The administration reports that 66-line items were eliminated, 226-line items were reduced, and 52-line items were consolidated. Basic education funding will receive $5.35-billion dollars in the new fiscal year. That’s down from a total of $5.77-billion dollars last year (a number which included federal stimulus dollars). The State System of Higher Education is already responding to 18% funding cuts. Its board of governors approved a 7.5% tuition hike on Thursday. Similarly, the state related universities (PSU, Pitt, Temple and Lincoln) face 19% reductions in state support.
Governor Corbett calls the lean spending plan an important first step in putting PA’s fiscal house back in order. “It spends no more than we have and it doesn’t pretend that we have more that we haven’t budgeted,” Corbett said referring to Democrats’ calls to use last year’s unexpected revenues to mitigate cuts to education and welfare programs.
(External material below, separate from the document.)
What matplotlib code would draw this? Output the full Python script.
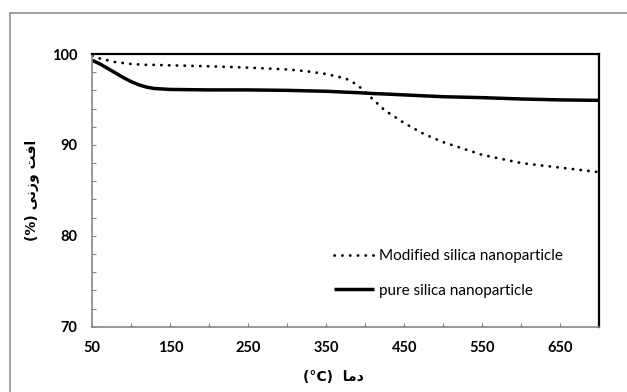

At Thursday night’s bill signing, Governor Corbett said the budget was crafted to grow PA’s economy: “Make no mistake here. This is a budget for Pennsylvania families, for Pennsylvania working families. It is a budget that imposes no new taxes on them.”
Governor Corbett also hailed legislative passage of a new bill to limit Act 1 exceptions – thus requiring a voter referendum if a PA school district seeks to raise property taxes above the rate of inflation. While it was technically an unrelated bill, it represents a Corbett priority and the final piece of the budget package. “I believe we need to give the citizens of Pennsylvania, in the school districts, the ability to voice their opinion in more than just the election of school board directors,” Corbett tells reporters.
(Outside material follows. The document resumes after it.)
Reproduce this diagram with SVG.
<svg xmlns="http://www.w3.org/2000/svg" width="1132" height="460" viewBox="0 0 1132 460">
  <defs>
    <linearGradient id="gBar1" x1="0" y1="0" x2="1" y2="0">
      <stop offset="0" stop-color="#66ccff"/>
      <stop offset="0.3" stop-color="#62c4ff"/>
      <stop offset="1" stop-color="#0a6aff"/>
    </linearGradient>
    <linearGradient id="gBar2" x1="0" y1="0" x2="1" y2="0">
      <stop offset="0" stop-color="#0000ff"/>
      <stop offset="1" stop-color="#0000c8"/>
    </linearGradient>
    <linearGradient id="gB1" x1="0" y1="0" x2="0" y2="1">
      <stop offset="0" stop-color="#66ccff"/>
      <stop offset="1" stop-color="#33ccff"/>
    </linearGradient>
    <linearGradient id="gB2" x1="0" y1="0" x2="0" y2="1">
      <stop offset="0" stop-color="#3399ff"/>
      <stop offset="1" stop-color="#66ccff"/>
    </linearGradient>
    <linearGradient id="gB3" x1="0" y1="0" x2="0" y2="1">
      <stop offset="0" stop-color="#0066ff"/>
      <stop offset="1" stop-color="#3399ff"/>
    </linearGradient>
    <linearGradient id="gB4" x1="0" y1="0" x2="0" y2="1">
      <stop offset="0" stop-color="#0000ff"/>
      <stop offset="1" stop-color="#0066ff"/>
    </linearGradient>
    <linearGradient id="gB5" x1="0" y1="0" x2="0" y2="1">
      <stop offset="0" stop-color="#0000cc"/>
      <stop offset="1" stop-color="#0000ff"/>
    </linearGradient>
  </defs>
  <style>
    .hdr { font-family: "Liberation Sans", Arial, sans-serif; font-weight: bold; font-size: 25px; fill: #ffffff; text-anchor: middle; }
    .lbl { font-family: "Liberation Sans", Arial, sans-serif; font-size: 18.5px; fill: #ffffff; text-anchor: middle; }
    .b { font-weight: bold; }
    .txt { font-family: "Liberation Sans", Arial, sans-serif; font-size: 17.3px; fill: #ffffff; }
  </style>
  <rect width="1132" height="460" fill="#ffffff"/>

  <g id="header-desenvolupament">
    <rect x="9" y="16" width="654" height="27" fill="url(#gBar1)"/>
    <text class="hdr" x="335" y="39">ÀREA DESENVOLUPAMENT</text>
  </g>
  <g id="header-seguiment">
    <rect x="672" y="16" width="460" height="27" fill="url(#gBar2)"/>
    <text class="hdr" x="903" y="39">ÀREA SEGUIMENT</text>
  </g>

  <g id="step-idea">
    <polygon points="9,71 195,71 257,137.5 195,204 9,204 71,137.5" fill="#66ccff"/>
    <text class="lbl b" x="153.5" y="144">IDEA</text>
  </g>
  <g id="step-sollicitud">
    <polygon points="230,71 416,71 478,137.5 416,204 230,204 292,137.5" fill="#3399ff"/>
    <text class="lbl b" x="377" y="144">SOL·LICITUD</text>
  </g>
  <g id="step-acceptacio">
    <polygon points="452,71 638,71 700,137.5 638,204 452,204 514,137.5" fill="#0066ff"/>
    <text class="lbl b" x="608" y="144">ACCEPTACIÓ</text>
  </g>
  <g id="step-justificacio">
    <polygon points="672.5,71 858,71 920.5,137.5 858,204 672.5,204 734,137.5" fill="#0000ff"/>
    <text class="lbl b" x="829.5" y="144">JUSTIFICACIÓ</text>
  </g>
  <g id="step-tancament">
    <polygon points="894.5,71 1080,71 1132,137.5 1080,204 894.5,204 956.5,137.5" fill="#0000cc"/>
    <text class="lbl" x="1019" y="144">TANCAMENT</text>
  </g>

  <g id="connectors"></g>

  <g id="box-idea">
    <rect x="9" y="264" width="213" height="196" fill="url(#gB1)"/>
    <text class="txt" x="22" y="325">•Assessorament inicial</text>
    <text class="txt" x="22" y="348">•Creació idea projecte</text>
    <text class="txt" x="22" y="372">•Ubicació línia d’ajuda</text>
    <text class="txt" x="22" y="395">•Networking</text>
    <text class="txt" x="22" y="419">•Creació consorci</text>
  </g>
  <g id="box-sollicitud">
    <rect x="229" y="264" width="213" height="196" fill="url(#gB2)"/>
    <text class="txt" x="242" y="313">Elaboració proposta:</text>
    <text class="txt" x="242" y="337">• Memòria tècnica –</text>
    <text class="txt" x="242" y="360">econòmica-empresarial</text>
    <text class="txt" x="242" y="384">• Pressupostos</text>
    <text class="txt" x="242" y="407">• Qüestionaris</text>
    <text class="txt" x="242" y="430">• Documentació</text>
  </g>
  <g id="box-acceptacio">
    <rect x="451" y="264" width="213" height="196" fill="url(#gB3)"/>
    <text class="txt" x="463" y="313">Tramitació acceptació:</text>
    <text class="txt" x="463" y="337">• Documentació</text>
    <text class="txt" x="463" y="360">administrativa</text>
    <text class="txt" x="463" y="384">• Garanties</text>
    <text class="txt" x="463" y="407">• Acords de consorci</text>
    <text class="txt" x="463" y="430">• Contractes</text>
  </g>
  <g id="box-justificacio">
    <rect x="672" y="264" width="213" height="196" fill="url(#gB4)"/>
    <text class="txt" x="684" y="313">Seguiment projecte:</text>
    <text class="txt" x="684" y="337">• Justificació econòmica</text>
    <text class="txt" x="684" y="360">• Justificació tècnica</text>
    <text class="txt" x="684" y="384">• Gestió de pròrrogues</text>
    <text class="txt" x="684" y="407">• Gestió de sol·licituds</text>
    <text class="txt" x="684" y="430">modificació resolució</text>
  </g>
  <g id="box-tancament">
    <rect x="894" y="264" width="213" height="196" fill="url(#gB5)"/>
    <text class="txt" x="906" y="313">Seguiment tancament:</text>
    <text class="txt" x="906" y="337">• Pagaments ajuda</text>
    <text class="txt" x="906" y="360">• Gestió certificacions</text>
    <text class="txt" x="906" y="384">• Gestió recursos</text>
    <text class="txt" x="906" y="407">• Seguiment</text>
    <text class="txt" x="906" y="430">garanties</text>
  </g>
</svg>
However, the Pennsylvania School Boards Association is concerned that this will result in additional reductions in educational programming. They know that voter referenda on property taxes are extremely difficult to approve. “The problem is, less than 25% of the population has children in schools, so there’s 75% of the population that the districts need to reach that they don’t necessarily reach on a routine basis,” says PSBA director of research Dave Davare. “Districts are not willy-nilly raising taxes,” Davare tells us.
With this year’s budget work behind them, the State House and Senate have each recessed until September. This marked the first time in nine years that PA’s state budget was signed by the constitutional deadline.